Skyscraper Problem 📌 Overview
The Skyscraper Problem is a logic-based constraint satisfaction puzzle in which the goal is to determine the height of buildings in a grid-based city while respecting a set of visibility constraints. Each cell represents a skyscraper, and its height must be unique within its row and column. Clues placed around the grid indicate how many skyscrapers are visible from a specific direction, considering that taller buildings block the view of shorter ones behind them.
This project provides an algorithmic solution to the Skyscraper Problem, focusing on correctness, efficiency, and clarity of implementation.
🧠 Problem Description
The grid is of size N × N.
Each row and each column must contain all values from 1 to N exactly once.
Numbers around the grid edges represent visibility clues:
A clue indicates how many skyscrapers are visible from that side.

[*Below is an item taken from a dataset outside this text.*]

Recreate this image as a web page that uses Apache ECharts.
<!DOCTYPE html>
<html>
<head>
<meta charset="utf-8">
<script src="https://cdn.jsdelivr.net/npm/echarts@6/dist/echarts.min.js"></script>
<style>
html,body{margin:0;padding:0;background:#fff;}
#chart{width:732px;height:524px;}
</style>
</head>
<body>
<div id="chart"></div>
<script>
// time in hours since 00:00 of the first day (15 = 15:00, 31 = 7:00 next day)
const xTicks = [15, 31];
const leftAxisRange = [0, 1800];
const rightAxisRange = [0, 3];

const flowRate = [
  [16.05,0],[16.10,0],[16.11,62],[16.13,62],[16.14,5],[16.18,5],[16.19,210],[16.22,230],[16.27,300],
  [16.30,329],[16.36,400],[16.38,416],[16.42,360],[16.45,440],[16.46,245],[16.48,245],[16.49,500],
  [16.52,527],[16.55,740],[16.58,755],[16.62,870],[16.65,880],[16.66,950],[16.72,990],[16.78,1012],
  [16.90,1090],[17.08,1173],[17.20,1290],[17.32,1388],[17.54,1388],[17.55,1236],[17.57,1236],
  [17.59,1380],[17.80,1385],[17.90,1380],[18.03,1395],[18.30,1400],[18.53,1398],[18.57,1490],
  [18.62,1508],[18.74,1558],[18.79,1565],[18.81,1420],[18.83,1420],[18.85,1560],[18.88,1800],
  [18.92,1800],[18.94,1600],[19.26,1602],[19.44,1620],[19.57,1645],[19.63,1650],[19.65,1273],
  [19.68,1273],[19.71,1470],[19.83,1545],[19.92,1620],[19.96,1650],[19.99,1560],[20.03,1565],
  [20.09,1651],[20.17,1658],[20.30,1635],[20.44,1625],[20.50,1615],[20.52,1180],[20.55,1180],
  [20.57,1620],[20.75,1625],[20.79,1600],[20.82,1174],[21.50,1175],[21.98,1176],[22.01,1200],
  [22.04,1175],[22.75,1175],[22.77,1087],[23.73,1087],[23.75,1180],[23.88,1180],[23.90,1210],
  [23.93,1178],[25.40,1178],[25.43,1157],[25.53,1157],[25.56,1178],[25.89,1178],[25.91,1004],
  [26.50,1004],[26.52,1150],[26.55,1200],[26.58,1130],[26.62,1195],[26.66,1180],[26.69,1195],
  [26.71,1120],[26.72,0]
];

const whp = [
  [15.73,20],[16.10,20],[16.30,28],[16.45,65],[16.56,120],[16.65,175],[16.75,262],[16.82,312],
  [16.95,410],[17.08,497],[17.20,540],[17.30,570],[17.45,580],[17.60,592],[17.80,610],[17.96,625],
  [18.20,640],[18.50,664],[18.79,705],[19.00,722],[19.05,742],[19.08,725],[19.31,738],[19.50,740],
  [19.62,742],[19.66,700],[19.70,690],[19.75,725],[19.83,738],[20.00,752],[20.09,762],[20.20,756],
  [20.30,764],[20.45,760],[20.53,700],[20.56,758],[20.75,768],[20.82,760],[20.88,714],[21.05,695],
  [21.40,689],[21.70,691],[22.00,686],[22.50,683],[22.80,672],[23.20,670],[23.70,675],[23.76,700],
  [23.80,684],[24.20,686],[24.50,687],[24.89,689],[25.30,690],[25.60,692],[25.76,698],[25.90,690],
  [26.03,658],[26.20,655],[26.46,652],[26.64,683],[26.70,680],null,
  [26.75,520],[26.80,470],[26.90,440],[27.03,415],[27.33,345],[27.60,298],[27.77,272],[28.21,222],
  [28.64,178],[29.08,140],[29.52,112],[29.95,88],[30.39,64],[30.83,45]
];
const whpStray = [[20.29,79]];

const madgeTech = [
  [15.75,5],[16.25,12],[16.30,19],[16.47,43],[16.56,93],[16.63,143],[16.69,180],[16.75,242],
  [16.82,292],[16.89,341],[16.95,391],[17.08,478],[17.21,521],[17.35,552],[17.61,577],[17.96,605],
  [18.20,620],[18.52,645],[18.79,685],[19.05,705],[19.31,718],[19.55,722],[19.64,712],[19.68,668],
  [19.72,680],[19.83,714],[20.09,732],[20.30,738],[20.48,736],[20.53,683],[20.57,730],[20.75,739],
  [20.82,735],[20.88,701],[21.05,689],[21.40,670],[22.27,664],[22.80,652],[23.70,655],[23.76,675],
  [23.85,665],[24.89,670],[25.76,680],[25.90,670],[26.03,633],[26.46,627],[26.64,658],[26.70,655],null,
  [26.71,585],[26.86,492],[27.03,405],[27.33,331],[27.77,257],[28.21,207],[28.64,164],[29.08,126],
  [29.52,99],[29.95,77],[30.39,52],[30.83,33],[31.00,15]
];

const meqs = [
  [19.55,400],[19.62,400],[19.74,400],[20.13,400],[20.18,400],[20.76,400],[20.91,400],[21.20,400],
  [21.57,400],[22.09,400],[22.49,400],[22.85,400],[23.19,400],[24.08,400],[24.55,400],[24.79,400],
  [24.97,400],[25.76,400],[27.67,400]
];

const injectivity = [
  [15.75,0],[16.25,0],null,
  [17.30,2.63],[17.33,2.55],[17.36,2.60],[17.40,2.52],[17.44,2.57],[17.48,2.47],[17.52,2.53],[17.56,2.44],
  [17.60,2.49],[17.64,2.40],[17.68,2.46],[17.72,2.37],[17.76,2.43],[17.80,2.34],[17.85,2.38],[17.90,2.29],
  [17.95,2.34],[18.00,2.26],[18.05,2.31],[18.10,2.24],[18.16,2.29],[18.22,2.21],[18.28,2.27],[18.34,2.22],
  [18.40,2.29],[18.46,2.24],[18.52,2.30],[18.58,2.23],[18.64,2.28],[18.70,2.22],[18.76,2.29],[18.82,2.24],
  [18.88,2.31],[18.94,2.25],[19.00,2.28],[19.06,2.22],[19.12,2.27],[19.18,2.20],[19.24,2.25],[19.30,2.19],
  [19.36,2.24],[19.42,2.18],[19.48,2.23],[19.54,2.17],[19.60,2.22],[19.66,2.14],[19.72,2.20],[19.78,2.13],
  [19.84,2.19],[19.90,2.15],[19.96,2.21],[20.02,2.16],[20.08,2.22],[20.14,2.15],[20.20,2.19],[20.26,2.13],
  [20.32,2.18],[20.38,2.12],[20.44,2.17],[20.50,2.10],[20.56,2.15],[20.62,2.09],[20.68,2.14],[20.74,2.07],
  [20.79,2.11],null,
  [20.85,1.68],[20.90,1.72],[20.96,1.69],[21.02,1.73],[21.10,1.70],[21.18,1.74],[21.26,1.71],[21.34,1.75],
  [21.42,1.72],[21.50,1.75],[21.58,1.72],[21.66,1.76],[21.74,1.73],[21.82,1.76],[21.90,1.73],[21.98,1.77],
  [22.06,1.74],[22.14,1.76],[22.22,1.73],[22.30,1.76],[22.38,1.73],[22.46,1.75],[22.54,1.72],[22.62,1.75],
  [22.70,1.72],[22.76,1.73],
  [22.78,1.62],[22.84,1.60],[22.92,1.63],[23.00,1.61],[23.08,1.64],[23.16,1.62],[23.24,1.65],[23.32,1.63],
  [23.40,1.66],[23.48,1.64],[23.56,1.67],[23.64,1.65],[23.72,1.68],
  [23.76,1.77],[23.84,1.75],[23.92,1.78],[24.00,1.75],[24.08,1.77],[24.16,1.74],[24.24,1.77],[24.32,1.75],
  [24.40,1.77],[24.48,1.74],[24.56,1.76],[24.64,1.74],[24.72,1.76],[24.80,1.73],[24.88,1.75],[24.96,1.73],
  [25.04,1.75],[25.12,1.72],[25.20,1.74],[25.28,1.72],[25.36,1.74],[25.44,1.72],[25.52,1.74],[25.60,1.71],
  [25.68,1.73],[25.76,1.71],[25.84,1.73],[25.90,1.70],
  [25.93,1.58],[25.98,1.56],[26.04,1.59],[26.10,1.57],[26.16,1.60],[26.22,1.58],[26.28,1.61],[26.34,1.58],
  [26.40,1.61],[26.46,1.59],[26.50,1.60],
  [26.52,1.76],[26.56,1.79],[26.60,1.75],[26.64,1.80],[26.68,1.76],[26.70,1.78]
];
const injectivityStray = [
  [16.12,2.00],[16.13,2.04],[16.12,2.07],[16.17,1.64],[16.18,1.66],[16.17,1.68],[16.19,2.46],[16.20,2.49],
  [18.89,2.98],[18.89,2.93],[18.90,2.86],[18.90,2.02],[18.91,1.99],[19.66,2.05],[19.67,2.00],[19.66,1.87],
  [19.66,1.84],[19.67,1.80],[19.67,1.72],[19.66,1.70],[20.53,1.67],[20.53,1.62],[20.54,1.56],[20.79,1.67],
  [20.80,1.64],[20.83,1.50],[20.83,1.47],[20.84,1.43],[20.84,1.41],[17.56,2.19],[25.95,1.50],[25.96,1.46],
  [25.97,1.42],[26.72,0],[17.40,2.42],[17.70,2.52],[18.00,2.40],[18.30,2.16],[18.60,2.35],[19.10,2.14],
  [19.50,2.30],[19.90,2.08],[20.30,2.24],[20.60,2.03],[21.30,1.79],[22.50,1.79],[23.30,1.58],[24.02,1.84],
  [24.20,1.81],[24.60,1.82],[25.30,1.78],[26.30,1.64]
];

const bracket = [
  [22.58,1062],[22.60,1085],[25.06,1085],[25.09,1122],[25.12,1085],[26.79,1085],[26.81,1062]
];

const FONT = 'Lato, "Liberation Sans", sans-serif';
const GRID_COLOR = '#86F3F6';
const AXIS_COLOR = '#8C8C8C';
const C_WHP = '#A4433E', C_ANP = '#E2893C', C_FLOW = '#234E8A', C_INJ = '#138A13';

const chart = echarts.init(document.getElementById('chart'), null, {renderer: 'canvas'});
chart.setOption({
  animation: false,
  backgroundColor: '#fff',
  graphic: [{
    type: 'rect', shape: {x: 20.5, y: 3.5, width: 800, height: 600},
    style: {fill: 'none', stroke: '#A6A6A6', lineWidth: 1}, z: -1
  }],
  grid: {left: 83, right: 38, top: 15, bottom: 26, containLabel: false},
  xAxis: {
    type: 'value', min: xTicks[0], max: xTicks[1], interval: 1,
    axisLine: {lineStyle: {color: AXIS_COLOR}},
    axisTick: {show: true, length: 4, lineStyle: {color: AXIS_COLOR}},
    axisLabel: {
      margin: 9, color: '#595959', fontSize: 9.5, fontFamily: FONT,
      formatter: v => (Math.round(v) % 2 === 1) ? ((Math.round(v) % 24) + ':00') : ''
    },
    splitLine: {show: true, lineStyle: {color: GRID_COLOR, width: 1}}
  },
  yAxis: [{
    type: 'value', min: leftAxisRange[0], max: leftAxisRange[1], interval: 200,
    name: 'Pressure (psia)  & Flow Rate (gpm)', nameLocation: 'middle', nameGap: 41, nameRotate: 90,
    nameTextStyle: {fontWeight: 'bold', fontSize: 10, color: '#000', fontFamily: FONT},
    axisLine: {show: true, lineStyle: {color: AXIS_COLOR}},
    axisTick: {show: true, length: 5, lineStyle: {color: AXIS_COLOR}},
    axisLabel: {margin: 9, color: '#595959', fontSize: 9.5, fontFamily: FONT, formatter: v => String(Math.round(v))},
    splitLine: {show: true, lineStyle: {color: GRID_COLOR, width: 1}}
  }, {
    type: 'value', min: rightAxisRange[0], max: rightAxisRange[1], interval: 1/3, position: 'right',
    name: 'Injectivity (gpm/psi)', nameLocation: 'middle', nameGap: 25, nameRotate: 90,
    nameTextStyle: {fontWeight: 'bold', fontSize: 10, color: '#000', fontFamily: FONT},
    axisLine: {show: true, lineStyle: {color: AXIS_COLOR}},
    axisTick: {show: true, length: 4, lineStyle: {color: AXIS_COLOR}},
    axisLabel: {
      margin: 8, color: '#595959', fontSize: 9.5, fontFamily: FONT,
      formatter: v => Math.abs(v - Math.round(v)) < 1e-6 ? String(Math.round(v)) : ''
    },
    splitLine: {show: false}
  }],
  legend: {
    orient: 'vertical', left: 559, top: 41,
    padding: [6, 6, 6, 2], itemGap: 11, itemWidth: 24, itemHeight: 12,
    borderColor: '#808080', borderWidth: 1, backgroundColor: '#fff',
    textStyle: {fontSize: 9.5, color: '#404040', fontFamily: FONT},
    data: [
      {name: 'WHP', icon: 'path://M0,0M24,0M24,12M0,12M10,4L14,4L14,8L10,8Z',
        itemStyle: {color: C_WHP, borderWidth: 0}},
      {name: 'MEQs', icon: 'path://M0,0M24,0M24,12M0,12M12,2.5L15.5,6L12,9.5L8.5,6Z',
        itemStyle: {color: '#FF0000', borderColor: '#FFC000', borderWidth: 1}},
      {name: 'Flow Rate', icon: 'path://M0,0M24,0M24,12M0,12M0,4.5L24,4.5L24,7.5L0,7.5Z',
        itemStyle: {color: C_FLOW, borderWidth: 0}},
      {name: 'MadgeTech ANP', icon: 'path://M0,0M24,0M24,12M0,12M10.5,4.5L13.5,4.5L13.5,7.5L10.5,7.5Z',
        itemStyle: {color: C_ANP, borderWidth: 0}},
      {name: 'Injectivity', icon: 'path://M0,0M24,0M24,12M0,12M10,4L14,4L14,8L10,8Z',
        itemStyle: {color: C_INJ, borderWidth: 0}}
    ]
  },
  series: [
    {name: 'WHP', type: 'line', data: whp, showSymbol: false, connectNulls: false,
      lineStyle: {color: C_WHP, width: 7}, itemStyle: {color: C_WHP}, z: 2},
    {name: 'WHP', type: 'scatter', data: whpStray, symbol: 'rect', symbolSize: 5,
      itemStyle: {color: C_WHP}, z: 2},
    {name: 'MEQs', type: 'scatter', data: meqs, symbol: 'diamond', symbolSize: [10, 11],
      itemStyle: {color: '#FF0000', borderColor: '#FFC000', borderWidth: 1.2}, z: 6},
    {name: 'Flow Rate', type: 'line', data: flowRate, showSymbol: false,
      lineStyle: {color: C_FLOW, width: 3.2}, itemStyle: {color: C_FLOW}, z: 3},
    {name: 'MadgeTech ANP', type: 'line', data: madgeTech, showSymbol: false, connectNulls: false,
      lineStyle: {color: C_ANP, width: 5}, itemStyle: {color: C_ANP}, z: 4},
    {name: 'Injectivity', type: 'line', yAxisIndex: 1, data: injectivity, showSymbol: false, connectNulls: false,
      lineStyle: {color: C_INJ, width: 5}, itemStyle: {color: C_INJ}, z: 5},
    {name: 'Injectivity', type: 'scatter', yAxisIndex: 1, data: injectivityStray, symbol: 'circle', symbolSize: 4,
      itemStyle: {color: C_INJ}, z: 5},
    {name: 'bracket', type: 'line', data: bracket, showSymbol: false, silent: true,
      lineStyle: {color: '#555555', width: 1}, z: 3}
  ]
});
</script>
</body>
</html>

A taller skyscraper hides any smaller ones behind it.
Example
If a row contains [2, 1, 4, 3] and is viewed from the left:
You can see 2 and 4 → visibility count = 2
⚙️ Solution Approach
The solution is based on constraint satisfaction and backtracking, enhanced by:
Row and column validation
Visibility checks from all four directions
Early pruning to reduce the search space
Optional heuristics to improve performance on larger grids
The algorithm systematically builds the grid, validating partial solutions at each step to ensure consistency with the rules and clues.